Briar syncs messages peer-to-peer: over Bluetooth, local Wi-Fi, or Tor. There’s no central infrastructure. If you and someone else are on the same Wi-Fi network, messages sync directly between your devices over an encrypted channel. If you’re not on the same network, messages route through the Tor network.
What Briar enables:
Communication in situations where the internet itself is monitored or unavailable. Briar was explicitly designed for activists in high-surveillance environments, journalists operating under repressive governments, and situations where network infrastructure is unreliable or hostile.
Because there are no servers, there’s nothing for an adversary to compel. There are no metadata records anywhere. Every message goes directly from sender to recipient without touching any third-party infrastructure.
The tradeoffs:
Briar only works on Android (iOS support has been in development for years). Both parties need to be active and connected for synchronous communication. The Tor routing option is slower than any server-mediated approach. The interface is basic compared to Signal or Session.
Briar is not designed for comfortable daily messaging. It’s designed for high-stakes situations where the alternative is a compromised communication channel.
When Briar is the right choice:
When you’re in or anticipating a situation where network infrastructure is controlled by a hostile actor — a protest environment where authorities are monitoring cell traffic, a country with deep packet inspection on messaging apps, a situation where you need to communicate without creating server-side records of any kind.
The Decision Framework
Use Signal if you want strong encryption and the phone number isn’t a problem. This covers most people.

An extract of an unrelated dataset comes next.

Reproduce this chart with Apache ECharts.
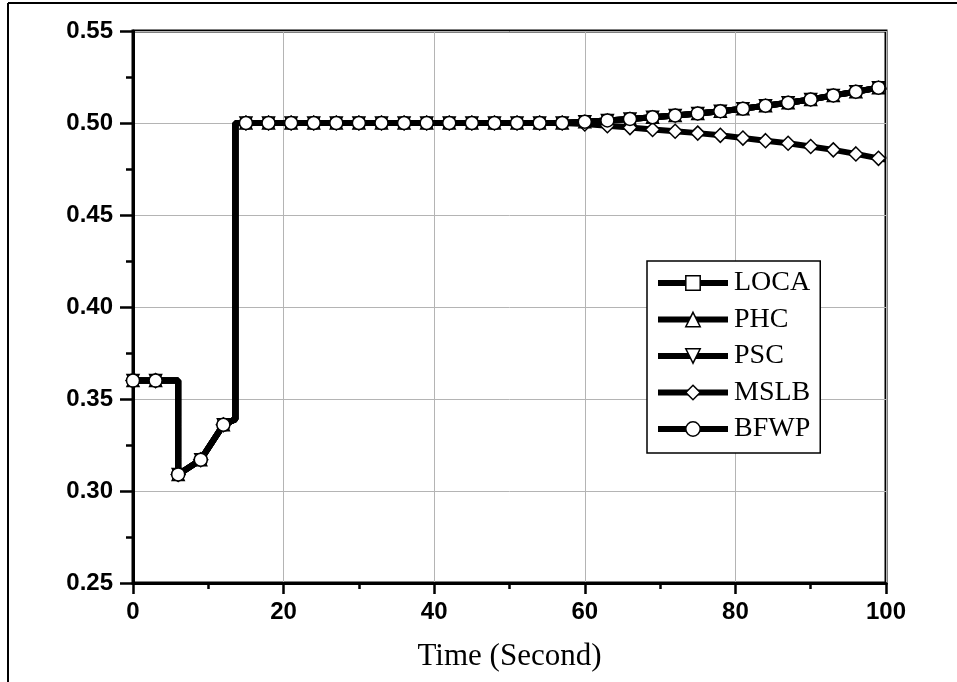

Use Session if you need to communicate without revealing a phone number. The privacy tradeoffs compared to Signal are real but manageable for most threat models that care about identity separation rather than state-level adversaries.
Use Briar if you’re in a situation where internet infrastructure itself is the threat vector, or if you need communication that leaves zero server-side trace. Accept the limitations.
Use multiple if your threat model requires it. Signal for daily use, Session or Briar for specific high-stakes situations. These tools aren’t mutually exclusive.
The common thread across all three: they’re meaningless if you log in to accounts associated with your real identity, if your device is compromised by malware, or if you tell the wrong person what you said. The tools protect the channel. They don’t protect against bad operational security.